Molto spesso il filo che divide l’essere un comprimario dall’essere un pilastro per il presente e per il futuro è sottile, tanto da potersi spezzare in un attimo. Una svolta, un cambiamento repentino, che ti può investire da un momento all’altro. In tal senso ne sa qualcosa Harrison Barnes, ormai ex ingranaggio del sistema dei Golden State Warriors nonchè nuova pedina fondamentale dei Dallas Mavericks. L’avvento alla corte di Mark Cuban del classe 1992 è giunto grazie ad una concatenazione di eventi: la decisione, da parte dei Mavs, di non rifirmare al massimo salariale ma soprattutto la firma di Kevin Durant coi Warriors. A quel punto bisognava fare spazio e la franchigia di Oakland rinunciò all’ala piccola, che volò a Dallas insieme al compagno di squadra Andrew Bogut, protagonista di una piccola trade.

Free Agency 2016

Harrison Barnes con la casacca dei Golden State Warriors.

 

Squadra nuova, ruolo nuovo. Vita nuova. Eh sì, le praterie, le montagne e i deserti del Texas non avranno lo stesso fascino del panorama della Baia, così come coach Rick Carlisle non ha proprio le stesse idee di Steve Kerr. Tutt’altro. Il ragazzo andrà sul parquet con il compito di recitare una parte di primo piano rispetto a quella risalente agli ormai andati tempi in casacca Warriors.  Barnes accanto a Stephen Curry e compagnia cantate indossava i panni del classico role player, soprattutto dal punto di vista offensivo: se precedentemente doveva rendersi utile di più sugli scarichi con il suo tiro da tre, ora sarà necessariamente responsabilizzato. Già, senza Curry, Klay Thompson o Draymond Green a prendersi i loro possessi, il ragazzo nato ad Ames dovrà ampliare il suo stile di gioco, tenendo per più tempo il pallone fra le mani.

Senza portarla troppo per le lunghe, sarà una delle principali opzioni per l’attacco, probabilmente la seconda dopo Dirk Nowitzki. Avrà il dovere di prendere decisioni importati, di fornire ulteriore atletismo e di portare in dote al team una buona dose di punti grazie alla sua pericolosità dal perimetro e in penetrazione.
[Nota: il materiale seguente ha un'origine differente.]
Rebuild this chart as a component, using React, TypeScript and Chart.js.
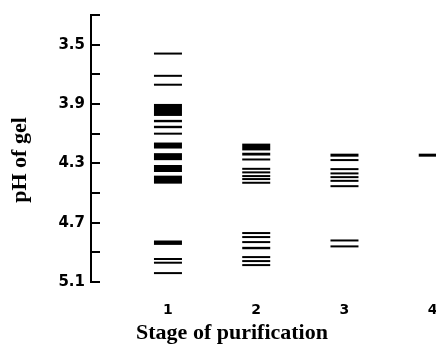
import React, { useEffect, useRef } from "react";
import { Chart, registerables } from "chart.js";

Chart.register(...registerables);

// ---- data ----
const stages = [1, 2, 3, 4];
const stageLabels = ["1", "2", "3", "4"];
const yTickValues = [3.3, 3.5, 3.7, 3.9, 4.1, 4.3, 4.5, 4.7, 4.9, 5.1];
const yLabeledTicks = [3.5, 3.9, 4.3, 4.7, 5.1];

// band positions (pH) and relative band intensity, per stage
const stage1Ph = [3.56, 3.71, 3.77, 3.94, 4.015, 4.055, 4.1, 4.18, 4.255, 4.335, 4.41, 4.835, 4.945, 4.97, 5.04];
const stage1Intensity = [1, 1, 1, 6, 1.2, 1.2, 1, 3, 3.5, 3.5, 4, 2.2, 1, 1, 1];

const stage2Ph = [4.19, 4.238, 4.274, 4.337, 4.361, 4.386, 4.406, 4.431, 4.77, 4.797, 4.831, 4.871, 4.932, 4.959, 4.986];
const stage2Intensity = [3.4, 1.4, 1, 1, 1, 1, 1, 1, 1, 1, 1, 1.2, 1, 1, 1];

const stage3Ph = [4.245, 4.278, 4.339, 4.368, 4.393, 4.418, 4.454, 4.82, 4.86];
const stage3Intensity = [1.5, 1, 1, 1, 1, 1, 1, 1, 1];

const stage4Ph = [4.245];
const stage4Intensity = [1.5];

const stagePh = [stage1Ph, stage2Ph, stage3Ph, stage4Ph];
const stageIntensity = [stage1Intensity, stage2Intensity, stage3Intensity, stage4Intensity];

const xTitle = "Stage of purification";
const yTitle = "pH of gel";

export default function App() {
  const canvasRef = useRef<HTMLCanvasElement | null>(null);

  useEffect(() => {
    const canvas = canvasRef.current;
    if (!canvas) return;

    const innerTicks = {
      id: "innerTicks",
      afterDraw(chart: any) {
        const ctx = chart.ctx;
        const ys = chart.scales.y;
        ctx.save();
        ctx.strokeStyle = "#000";
        ctx.lineWidth = 2;
        const x0 = chart.chartArea.left;
        for (const v of yTickValues) {
          const py = Math.round(ys.getPixelForValue(v));
          ctx.beginPath();
          ctx.moveTo(x0, py);
          ctx.lineTo(x0 + 9, py);
          ctx.stroke();
        }
        ctx.restore();
      },
    };

    const titles = {
      id: "titles",
      afterDraw(chart: any) {
        const ctx = chart.ctx;
        ctx.save();
        ctx.fillStyle = "#000";
        ctx.font = "bold 22px 'Liberation Serif'";
        ctx.textAlign = "center";
        ctx.textBaseline = "middle";
        ctx.fillText(xTitle, 232, 333);
        ctx.translate(20, 160);
        ctx.rotate(-Math.PI / 2);
        ctx.fillText(yTitle, 0, 0);
        ctx.restore();
      },
    };

    const chart = new Chart(canvas, {
      type: "scatter",
      data: {
        datasets: stages.map((s, i) => ({
          label: "Stage " + s,
          data: stagePh[i].map((p) => ({ x: s, y: p })),
          pointStyle: "line",
          pointRadius: 14,
          pointHoverRadius: 14,
          pointBorderColor: "#000",
          pointBackgroundColor: "#000",
          pointBorderWidth: stageIntensity[i].map((w) => w * 2),
          showLine: false,
          clip: false,
        })),
      },
      options: {
        animation: false,
        responsive: true,
        maintainAspectRatio: false,
        events: [],
        layout: { padding: { top: 15, left: 0, right: 0, bottom: 0 }, autoPadding: false },
        plugins: {
          legend: { display: false },
          tooltip: { enabled: false },
        },
        scales: {
          x: {
            type: "linear",
            min: 0.128,
            max: 4.037,
            grid: { display: false, drawTicks: false },
            border: { display: false },
            afterBuildTicks: (s: any) => {
              s.ticks = stages.map((v) => ({ value: v }));
            },
            afterFit: (s: any) => {
              s.height = 65;
              s.paddingLeft = 0;
              s.paddingRight = 0;
            },
            ticks: {
              autoSkip: false,
              maxRotation: 0,
              padding: 20,
              color: "#000",
              font: { family: "'DejaVu Sans'", size: 14, weight: "bold" },
              callback: (v: any) => {
                const i = stages.indexOf(Number(v));
                return i >= 0 ? stageLabels[i] : "";
              },
            },
          },
          y: {
            type: "linear",
            reverse: true,
            min: 3.3,
            max: 5.1,
            grid: { display: false, drawTicks: false },
            border: { display: true, color: "#000", width: 2 },
            afterBuildTicks: (s: any) => {
              s.ticks = yTickValues.map((v) => ({ value: v }));
            },
            afterFit: (s: any) => {
              s.width = 91;
              s.paddingTop = 0;
              s.paddingBottom = 0;
            },
            ticks: {
              autoSkip: false,
              padding: 6,
              color: "#000",
              font: { family: "'DejaVu Sans'", size: 15, weight: "bold" },
              callback: (v: any) => {
                const n = Number(v);
                return yLabeledTicks.some((t) => Math.abs(t - n) < 1e-6) ? n.toFixed(1) : "";
              },
            },
          },
        },
      },
      plugins: [innerTicks, titles],
    } as any);

    return () => chart.destroy();
  }, []);

  return (
    <div style={{ position: "absolute", left: 0, top: 0, width: 436, height: 347, background: "#fff" }}>
      <canvas ref={canvasRef} />
    </div>
  );
}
Facile pensare che gli 11.7 centri di media possano aumentare, una volta che lo stesso giocatore troverà la giusta quadratura nello scacchiere di Carlisle.

Ma non bisogna fossilizzarsi solo su questo aspetto. In una recente intervista, Barnes ha svelato di aver parlato a lungo col suo nuovo allenatore, che gli ha ricordato non solo di segnare, ma anche di difendere forte e di andare a rimbalzo, mansioni che svolto ad Oakland. Archiviata la filosofia Warriors, l’ala piccola non deve far altro che seguire le indicazioni di Carlisle, che dovrebbe chiedergli di dare il massimo su entrambe le metà campo. Oppure, gli si chiederà di concentrare più gli sforzi offensivi facendo il minimo sindacabile nella retroguardia.

Saranno anche i Mavs ovviamente a cambiare pelle. Lo starting five, per quanto riguarda lo spot di 3, beneficerà delle prestazioni di uno scorer puro e versatile invece che di un’elemento bravo ad attaccare ma anche a garantire alternative alla costruzione della manovra, come lo era Parsons. Non è da escludere inoltre che per un minutaggio limitato i texani possano adoperare lo small ball con Barnes da 4, per garantire più imprevedibilità. Gli scenari sono tanti, ed aperti ad ogni strada. Intanto il buon Harrison non deve far altro che aspettare l’inizio della sua nuova ed intrigante vita.